DATA SHOWN -
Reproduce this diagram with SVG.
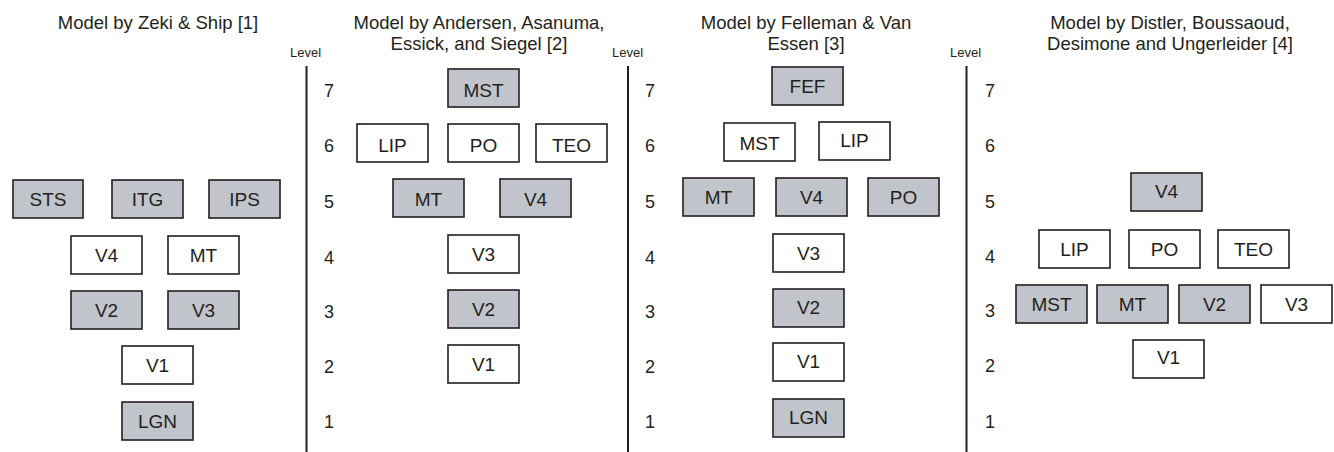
<svg xmlns="http://www.w3.org/2000/svg" width="1334" height="452" viewBox="0 0 1334 452">
<style>
text{font-family:"Liberation Sans",Arial,sans-serif;fill:#231f20}
.t{font-size:18.5px;text-anchor:middle}
.lv{font-size:13px}
.n{font-size:18px;text-anchor:middle}
.b rect{stroke:#231f20;stroke-width:1.6}
.g rect{fill:#c1c4ca}
.w rect{fill:#ffffff}
.b text{font-size:19px;text-anchor:middle}
.ax{stroke:#231f20;stroke-width:2;fill:none}
</style>
<rect width="1334" height="452" fill="#ffffff"/>
<g id="titles">
<text class="t" x="158" y="29">Model by Zeki &amp; Ship [1]</text>
<text class="t" x="479" y="29">Model by Andersen, Asanuma,</text>
<text class="t" x="479" y="50">Essick, and Siegel [2]</text>
<text class="t" x="806" y="29">Model by Felleman &amp; Van</text>
<text class="t" x="806" y="50">Essen [3]</text>
<text class="t" x="1170" y="29">Model by Distler, Boussaoud,</text>
<text class="t" x="1170" y="50">Desimone and Ungerleider [4]</text>
</g>
<g id="axes">
<text class="lv" x="290" y="57">Level</text>
<text class="lv" x="612" y="57">Level</text>
<text class="lv" x="950" y="57">Level</text>
<line class="ax" x1="306.5" y1="66" x2="306.5" y2="452"/>
<line class="ax" x1="628" y1="66" x2="628" y2="452"/>
<line class="ax" x1="966.5" y1="66" x2="966.5" y2="452"/>
<g id="levels1">
<text class="n" x="329" y="97">7</text><text class="n" x="329" y="152">6</text><text class="n" x="329" y="208">5</text><text class="n" x="329" y="264">4</text><text class="n" x="329" y="318">3</text><text class="n" x="329" y="373">2</text><text class="n" x="329" y="428">1</text>
</g>
<g id="levels2">
<text class="n" x="650" y="97">7</text><text class="n" x="650" y="152">6</text><text class="n" x="650" y="208">5</text><text class="n" x="650" y="264">4</text><text class="n" x="650" y="318">3</text><text class="n" x="650" y="373">2</text><text class="n" x="650" y="428">1</text>
</g>
<g id="levels3">
<text class="n" x="990" y="97">7</text><text class="n" x="990" y="152">6</text><text class="n" x="990" y="208">5</text><text class="n" x="990" y="263">4</text><text class="n" x="990" y="317">3</text><text class="n" x="990" y="372">2</text><text class="n" x="990" y="428">1</text>
</g>
</g>
<g id="connectors"></g>
<!-- Panel 1: Zeki & Ship -->
<g id="p1-STS" class="b g"><rect x="13" y="180" width="70" height="38"/><text x="48" y="206">STS</text></g>
<g id="p1-ITG" class="b g"><rect x="112" y="180" width="71" height="38"/><text x="147.5" y="206">ITG</text></g>
<g id="p1-IPS" class="b g"><rect x="209" y="180" width="71" height="38"/><text x="244.5" y="206">IPS</text></g>
<g id="p1-V4" class="b w"><rect x="71" y="236" width="71" height="38"/><text x="106.5" y="262">V4</text></g>
<g id="p1-MT" class="b w"><rect x="168" y="236" width="71" height="38"/><text x="203.5" y="262">MT</text></g>
<g id="p1-V2" class="b g"><rect x="71" y="291" width="71" height="38"/><text x="106.5" y="317">V2</text></g>
<g id="p1-V3" class="b g"><rect x="168" y="291" width="71" height="38"/><text x="203.5" y="317">V3</text></g>
<g id="p1-V1" class="b w"><rect x="122" y="346" width="71" height="38"/><text x="157.5" y="372">V1</text></g>
<g id="p1-LGN" class="b g"><rect x="122" y="402" width="71" height="38"/><text x="157.5" y="428">LGN</text></g>
<!-- Panel 2: Andersen et al. -->
<g id="p2-MST" class="b g"><rect x="448" y="69" width="71" height="38"/><text x="483.5" y="97">MST</text></g>
<g id="p2-LIP" class="b w"><rect x="357" y="124" width="71" height="38"/><text x="392.5" y="152">LIP</text></g>
<g id="p2-PO" class="b w"><rect x="448" y="124" width="71" height="38"/><text x="483.5" y="152">PO</text></g>
<g id="p2-TEO" class="b w"><rect x="536" y="124" width="71" height="38"/><text x="571.5" y="152">TEO</text></g>
<g id="p2-MT" class="b g"><rect x="393" y="179" width="71" height="38"/><text x="428.5" y="206">MT</text></g>
<g id="p2-V4" class="b g"><rect x="500" y="179" width="71" height="38"/><text x="535.5" y="206">V4</text></g>
<g id="p2-V3" class="b w"><rect x="448" y="235" width="71" height="38"/><text x="483.5" y="261">V3</text></g>
<g id="p2-V2" class="b g"><rect x="448" y="290" width="71" height="38"/><text x="483.5" y="316">V2</text></g>
<g id="p2-V1" class="b w"><rect x="448" y="345" width="71" height="38"/><text x="483.5" y="371">V1</text></g>
<!-- Panel 3: Felleman & Van Essen -->
<g id="p3-FEF" class="b g"><rect x="772" y="67" width="71" height="38"/><text x="807.5" y="93">FEF</text></g>
<g id="p3-MST" class="b w"><rect x="724" y="123" width="71" height="38"/><text x="759.5" y="150">MST</text></g>
<g id="p3-LIP" class="b w"><rect x="819" y="122" width="71" height="38"/><text x="854.5" y="147">LIP</text></g>
<g id="p3-MT" class="b g"><rect x="683" y="178" width="71" height="38"/><text x="718.5" y="204">MT</text></g>
<g id="p3-V4" class="b g"><rect x="776" y="178" width="71" height="38"/><text x="811.5" y="204">V4</text></g>
<g id="p3-PO" class="b g"><rect x="868" y="178" width="71" height="38"/><text x="903.5" y="204">PO</text></g>
<g id="p3-V3" class="b w"><rect x="773" y="234" width="71" height="38"/><text x="808.5" y="260">V3</text></g>
<g id="p3-V2" class="b g"><rect x="773" y="289" width="71" height="38"/><text x="808.5" y="314">V2</text></g>
<g id="p3-V1" class="b w"><rect x="773" y="343" width="71" height="38"/><text x="808.5" y="368">V1</text></g>
<g id="p3-LGN" class="b g"><rect x="773" y="399" width="71" height="38"/><text x="808.5" y="424">LGN</text></g>
<!-- Panel 4: Distler et al. -->
<g id="p4-V4" class="b g"><rect x="1131" y="173" width="71" height="38"/><text x="1166.5" y="198">V4</text></g>
<g id="p4-LIP" class="b w"><rect x="1039" y="230" width="71" height="38"/><text x="1074.5" y="256">LIP</text></g>
<g id="p4-PO" class="b w"><rect x="1129" y="230" width="71" height="38"/><text x="1164.5" y="256">PO</text></g>
<g id="p4-TEO" class="b w"><rect x="1218" y="230" width="71" height="38"/><text x="1253.5" y="256">TEO</text></g>
<g id="p4-MST" class="b g"><rect x="1016" y="285" width="71" height="38"/><text x="1051.5" y="311">MST</text></g>
<g id="p4-MT" class="b g"><rect x="1097" y="285" width="71" height="38"/><text x="1132.5" y="311">MT</text></g>
<g id="p4-V2" class="b g"><rect x="1179" y="285" width="71" height="38"/><text x="1214.5" y="311">V2</text></g>
<g id="p4-V3" class="b w"><rect x="1261" y="285" width="71" height="38"/><text x="1296.5" y="311">V3</text></g>
<g id="p4-V1" class="b w"><rect x="1133" y="340" width="71" height="38"/><text x="1168.5" y="364">V1</text></g>
</svg>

WHAT THIS TASK INVOLVES - Every line above should be repeated exactly; pictures stay out of the copy.

THE ANSWER -
Reproduce this diagram with SVG.
<svg xmlns="http://www.w3.org/2000/svg" width="1334" height="452" viewBox="0 0 1334 452">
<style>
text{font-family:"Liberation Sans",Arial,sans-serif;fill:#231f20}
.t{font-size:18.5px;text-anchor:middle}
.lv{font-size:13px}
.n{font-size:18px;text-anchor:middle}
.b rect{stroke:#231f20;stroke-width:1.6}
.g rect{fill:#c1c4ca}
.w rect{fill:#ffffff}
.b text{font-size:19px;text-anchor:middle}
.ax{stroke:#231f20;stroke-width:2;fill:none}
</style>
<rect width="1334" height="452" fill="#ffffff"/>
<g id="titles">
<text class="t" x="158" y="29">Model by Zeki &amp; Ship [1]</text>
<text class="t" x="479" y="29">Model by Andersen, Asanuma,</text>
<text class="t" x="479" y="50">Essick, and Siegel [2]</text>
<text class="t" x="806" y="29">Model by Felleman &amp; Van</text>
<text class="t" x="806" y="50">Essen [3]</text>
<text class="t" x="1170" y="29">Model by Distler, Boussaoud,</text>
<text class="t" x="1170" y="50">Desimone and Ungerleider [4]</text>
</g>
<g id="axes">
<text class="lv" x="290" y="57">Level</text>
<text class="lv" x="612" y="57">Level</text>
<text class="lv" x="950" y="57">Level</text>
<line class="ax" x1="306.5" y1="66" x2="306.5" y2="452"/>
<line class="ax" x1="628" y1="66" x2="628" y2="452"/>
<line class="ax" x1="966.5" y1="66" x2="966.5" y2="452"/>
<g id="levels1">
<text class="n" x="329" y="97">7</text><text class="n" x="329" y="152">6</text><text class="n" x="329" y="208">5</text><text class="n" x="329" y="264">4</text><text class="n" x="329" y="318">3</text><text class="n" x="329" y="373">2</text><text class="n" x="329" y="428">1</text>
</g>
<g id="levels2">
<text class="n" x="650" y="97">7</text><text class="n" x="650" y="152">6</text><text class="n" x="650" y="208">5</text><text class="n" x="650" y="264">4</text><text class="n" x="650" y="318">3</text><text class="n" x="650" y="373">2</text><text class="n" x="650" y="428">1</text>
</g>
<g id="levels3">
<text class="n" x="990" y="97">7</text><text class="n" x="990" y="152">6</text><text class="n" x="990" y="208">5</text><text class="n" x="990" y="263">4</text><text class="n" x="990" y="317">3</text><text class="n" x="990" y="372">2</text><text class="n" x="990" y="428">1</text>
</g>
</g>
<g id="connectors"></g>
<!-- Panel 1: Zeki & Ship -->
<g id="p1-STS" class="b g"><rect x="13" y="180" width="70" height="38"/><text x="48" y="206">STS</text></g>
<g id="p1-ITG" class="b g"><rect x="112" y="180" width="71" height="38"/><text x="147.5" y="206">ITG</text></g>
<g id="p1-IPS" class="b g"><rect x="209" y="180" width="71" height="38"/><text x="244.5" y="206">IPS</text></g>
<g id="p1-V4" class="b w"><rect x="71" y="236" width="71" height="38"/><text x="106.5" y="262">V4</text></g>
<g id="p1-MT" class="b w"><rect x="168" y="236" width="71" height="38"/><text x="203.5" y="262">MT</text></g>
<g id="p1-V2" class="b g"><rect x="71" y="291" width="71" height="38"/><text x="106.5" y="317">V2</text></g>
<g id="p1-V3" class="b g"><rect x="168" y="291" width="71" height="38"/><text x="203.5" y="317">V3</text></g>
<g id="p1-V1" class="b w"><rect x="122" y="346" width="71" height="38"/><text x="157.5" y="372">V1</text></g>
<g id="p1-LGN" class="b g"><rect x="122" y="402" width="71" height="38"/><text x="157.5" y="428">LGN</text></g>
<!-- Panel 2: Andersen et al. -->
<g id="p2-MST" class="b g"><rect x="448" y="69" width="71" height="38"/><text x="483.5" y="97">MST</text></g>
<g id="p2-LIP" class="b w"><rect x="357" y="124" width="71" height="38"/><text x="392.5" y="152">LIP</text></g>
<g id="p2-PO" class="b w"><rect x="448" y="124" width="71" height="38"/><text x="483.5" y="152">PO</text></g>
<g id="p2-TEO" class="b w"><rect x="536" y="124" width="71" height="38"/><text x="571.5" y="152">TEO</text></g>
<g id="p2-MT" class="b g"><rect x="393" y="179" width="71" height="38"/><text x="428.5" y="206">MT</text></g>
<g id="p2-V4" class="b g"><rect x="500" y="179" width="71" height="38"/><text x="535.5" y="206">V4</text></g>
<g id="p2-V3" class="b w"><rect x="448" y="235" width="71" height="38"/><text x="483.5" y="261">V3</text></g>
<g id="p2-V2" class="b g"><rect x="448" y="290" width="71" height="38"/><text x="483.5" y="316">V2</text></g>
<g id="p2-V1" class="b w"><rect x="448" y="345" width="71" height="38"/><text x="483.5" y="371">V1</text></g>
<!-- Panel 3: Felleman & Van Essen -->
<g id="p3-FEF" class="b g"><rect x="772" y="67" width="71" height="38"/><text x="807.5" y="93">FEF</text></g>
<g id="p3-MST" class="b w"><rect x="724" y="123" width="71" height="38"/><text x="759.5" y="150">MST</text></g>
<g id="p3-LIP" class="b w"><rect x="819" y="122" width="71" height="38"/><text x="854.5" y="147">LIP</text></g>
<g id="p3-MT" class="b g"><rect x="683" y="178" width="71" height="38"/><text x="718.5" y="204">MT</text></g>
<g id="p3-V4" class="b g"><rect x="776" y="178" width="71" height="38"/><text x="811.5" y="204">V4</text></g>
<g id="p3-PO" class="b g"><rect x="868" y="178" width="71" height="38"/><text x="903.5" y="204">PO</text></g>
<g id="p3-V3" class="b w"><rect x="773" y="234" width="71" height="38"/><text x="808.5" y="260">V3</text></g>
<g id="p3-V2" class="b g"><rect x="773" y="289" width="71" height="38"/><text x="808.5" y="314">V2</text></g>
<g id="p3-V1" class="b w"><rect x="773" y="343" width="71" height="38"/><text x="808.5" y="368">V1</text></g>
<g id="p3-LGN" class="b g"><rect x="773" y="399" width="71" height="38"/><text x="808.5" y="424">LGN</text></g>
<!-- Panel 4: Distler et al. -->
<g id="p4-V4" class="b g"><rect x="1131" y="173" width="71" height="38"/><text x="1166.5" y="198">V4</text></g>
<g id="p4-LIP" class="b w"><rect x="1039" y="230" width="71" height="38"/><text x="1074.5" y="256">LIP</text></g>
<g id="p4-PO" class="b w"><rect x="1129" y="230" width="71" height="38"/><text x="1164.5" y="256">PO</text></g>
<g id="p4-TEO" class="b w"><rect x="1218" y="230" width="71" height="38"/><text x="1253.5" y="256">TEO</text></g>
<g id="p4-MST" class="b g"><rect x="1016" y="285" width="71" height="38"/><text x="1051.5" y="311">MST</text></g>
<g id="p4-MT" class="b g"><rect x="1097" y="285" width="71" height="38"/><text x="1132.5" y="311">MT</text></g>
<g id="p4-V2" class="b g"><rect x="1179" y="285" width="71" height="38"/><text x="1214.5" y="311">V2</text></g>
<g id="p4-V3" class="b w"><rect x="1261" y="285" width="71" height="38"/><text x="1296.5" y="311">V3</text></g>
<g id="p4-V1" class="b w"><rect x="1133" y="340" width="71" height="38"/><text x="1168.5" y="364">V1</text></g>
</svg>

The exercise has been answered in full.